- WHAT IS BEING ASKED
Pictures stay out of this copy, which runs from the first line of the material through the line containing "import pandas as pd".

- INFORMATION PROVIDED

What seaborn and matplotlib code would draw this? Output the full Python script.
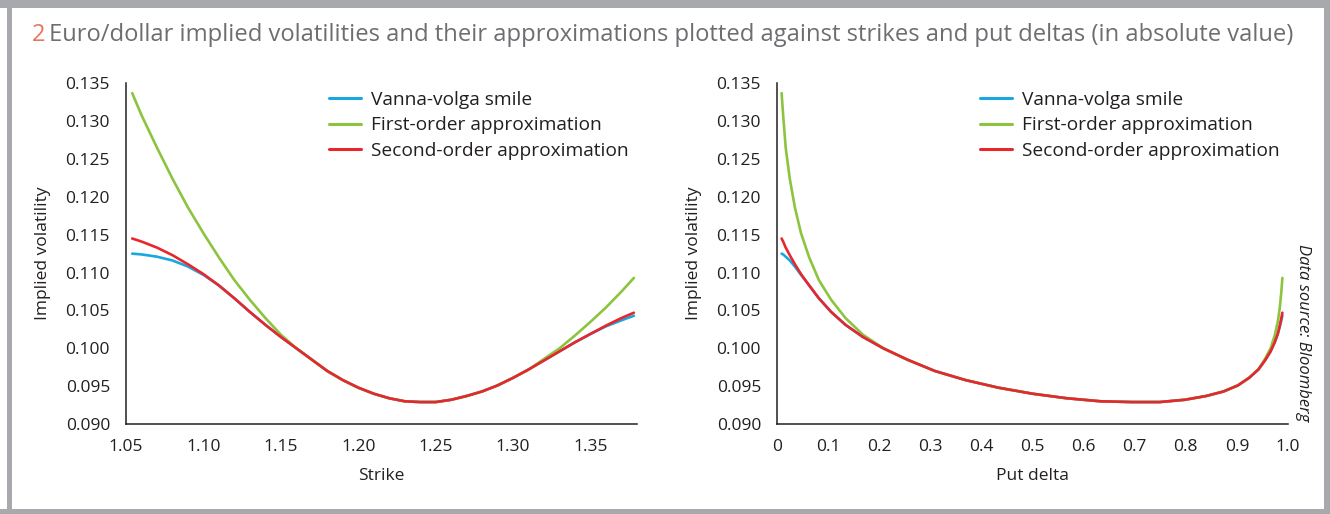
import matplotlib
matplotlib.use("Agg")
import matplotlib.pyplot as plt
from matplotlib.patches import Rectangle
import seaborn as sns
import pandas as pd

# ---- data ----
strikes = [1.054, 1.06, 1.07, 1.08, 1.09, 1.10, 1.11, 1.12, 1.13, 1.14, 1.15, 1.16,
           1.17, 1.18, 1.19, 1.20, 1.21, 1.22, 1.23, 1.24, 1.25, 1.26, 1.27, 1.28,
           1.29, 1.30, 1.31, 1.32, 1.33, 1.34, 1.35, 1.36, 1.37, 1.378]
put_deltas = [0.009, 0.012, 0.017, 0.025, 0.035, 0.047, 0.063, 0.082, 0.106, 0.134,
              0.168, 0.208, 0.255, 0.309, 0.369, 0.433, 0.500, 0.567, 0.633, 0.694,
              0.749, 0.798, 0.840, 0.874, 0.902, 0.924, 0.942, 0.955, 0.966, 0.974,
              0.980, 0.984, 0.987, 0.989]
vanna_volga = [0.1125, 0.1124, 0.1121, 0.1116, 0.1108, 0.1097, 0.1083, 0.1066, 0.1048,
               0.1031, 0.1015, 0.1000, 0.0985, 0.0970, 0.0958, 0.0948, 0.0940, 0.0934,
               0.0930, 0.0929, 0.0929, 0.0932, 0.0937, 0.0943, 0.0951, 0.0961, 0.0972,
               0.0984, 0.0996, 0.1008, 0.1019, 0.1029, 0.1037, 0.1043]
first_order = [0.1337, 0.1308, 0.1265, 0.1224, 0.1186, 0.1152, 0.1120, 0.1090, 0.1064,
               0.1040, 0.1018, 0.1000, 0.0985, 0.0970, 0.0958, 0.0948, 0.0940, 0.0934,
               0.0930, 0.0929, 0.0929, 0.0932, 0.0937, 0.0943, 0.0951, 0.0961, 0.0972,
               0.0986, 0.1000, 0.1017, 0.1035, 0.1054, 0.1075, 0.1093]
second_order = [0.1145, 0.1141, 0.1133, 0.1123, 0.1111, 0.1098, 0.1083, 0.1066, 0.1048,
                0.1031, 0.1015, 0.1000, 0.0985, 0.0970, 0.0958, 0.0948, 0.0940, 0.0934,
                0.0930, 0.0929, 0.0929, 0.0932, 0.0937, 0.0943, 0.0951, 0.0961, 0.0972,
                0.0984, 0.0996, 0.1008, 0.1019, 0.1030, 0.1040, 0.1047]
series_names = ["Vanna-volga smile", "First-order approximation", "Second-order approximation"]
series_colors = ["#1aa7e0", "#8cc43f", "#e8262b"]
strike_ticks = [1.05, 1.10, 1.15, 1.20, 1.25, 1.30, 1.35]
delta_ticks = [0, 0.1, 0.2, 0.3, 0.4, 0.5, 0.6, 0.7, 0.8, 0.9, 1.0]
delta_tick_labels = ["0", "0.1", "0.2", "0.3", "0.4", "0.5", "0.6", "0.7", "0.8", "0.9", "1.0"]
vol_ticks = [0.090, 0.095, 0.100, 0.105, 0.110, 0.115, 0.120, 0.125, 0.130, 0.135]
title_num = "2"
title_text = ("Euro/dollar implied volatilities and their approximations plotted against "
              "strikes and put deltas (in absolute value)")

# ---- build long table ----
rows = []
for name, vals in zip(series_names, [vanna_volga, first_order, second_order]):
    for k, d, v in zip(strikes, put_deltas, vals):
        rows.append({"Strike": k, "Put delta": d, "vol": v, "series": name})
df = pd.DataFrame(rows)

sns.set_theme(style="white")
plt.rcParams["font.family"] = ["Open Sans", "DejaVu Sans"]
INK = "#231f20"
plt.rcParams.update({"text.color": INK, "axes.labelcolor": INK,
                     "xtick.color": INK, "ytick.color": INK})

W, H = 1330, 514
fig = plt.figure(figsize=(W / 100, H / 100), dpi=100)
fig.patch.set_facecolor("white")

def px_axes(x0, x1, y0, y1):
    return fig.add_axes([x0 / W, 1 - y1 / H, (x1 - x0) / W, (y1 - y0) / H])

ax1 = px_axes(126, 637, 83.3, 424)
ax2 = px_axes(777, 1288, 83.3, 424)

palette = dict(zip(series_names, series_colors))
for ax, xcol in [(ax1, "Strike"), (ax2, "Put delta")]:
    sns.lineplot(data=df, x=xcol, y="vol", hue="series", hue_order=series_names,
                 palette=palette, sort=False, estimator=None, linewidth=1.9, ax=ax,
                 legend=True)
    ax.set_ylim(0.090, 0.135)
    ax.set_yticks(vol_ticks)
    ax.set_yticklabels([f"{t:.3f}" for t in vol_ticks])
    for s in ["top", "right"]:
        ax.spines[s].set_visible(False)
    for s in ["left", "bottom"]:
        ax.spines[s].set_color(INK)
        ax.spines[s].set_linewidth(1.1)
    ax.tick_params(axis="both", direction="out", length=5.5, width=1.0, colors=INK,
                   labelsize=12.5)
    ax.tick_params(axis="x", pad=5)
    ax.tick_params(axis="y", pad=6)
    ax.set_ylabel("Implied volatility", fontsize=12.5)
    ax.set_xlabel(xcol, fontsize=12.5)
    ax.yaxis.set_label_coords(-0.163, 0.5)
    ax.xaxis.set_label_coords(0.5, -0.153)
    ax.yaxis.label.set_va("center")
    ax.xaxis.label.set_va("center")
    leg = ax.legend(loc="upper left", bbox_to_anchor=(0.398, 0.978), frameon=False,
                    fontsize=13.8, handlelength=1.67, handletextpad=0.52,
                    labelspacing=0.40, borderaxespad=0.0, borderpad=0.0)
    for line in leg.get_lines():
        line.set_linewidth(2.2)
    ax.grid(False)

ax1.set_xlim(1.05, 1.38)
ax1.set_xticks(strike_ticks)
ax1.set_xticklabels([f"{t:.2f}" for t in strike_ticks])
ax2.set_xlim(0, 1.0)
ax2.set_xticks(delta_ticks)
ax2.set_xticklabels(delta_tick_labels)

# title
fig.text(32 / W, 1 - 35 / H, title_num, color="#e9745c", fontsize=17.1, va="center", ha="left")
fig.text(49 / W, 1 - 35 / H, title_text, color="#6d6e71", fontsize=17.1, va="center", ha="left")

# data source
fig.text(1303 / W, 1 - 333 / H, "Data source: Bloomberg", rotation=-90, style="italic",
         fontsize=12, va="center", ha="center", color=INK)

# grey frame
GREY = "#a7a9ac"
for (x0, y0, w, h) in [(0, 0, W, 8), (7, 0, 5, H), (1324, 0, 6, H), (0, 509, W, 5)]:
    fig.add_artist(Rectangle((x0 / W, 1 - (y0 + h) / H), w / W, h / H,
                             transform=fig.transFigure, facecolor=GREY, edgecolor="none"))

fig.savefig("out.png", dpi=100, facecolor="white")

- ANSWER TO THE EXERCISE
What seaborn and matplotlib code would draw this? Output the full Python script.
import matplotlib
matplotlib.use("Agg")
import matplotlib.pyplot as plt
from matplotlib.patches import Rectangle
import seaborn as sns
import pandas as pd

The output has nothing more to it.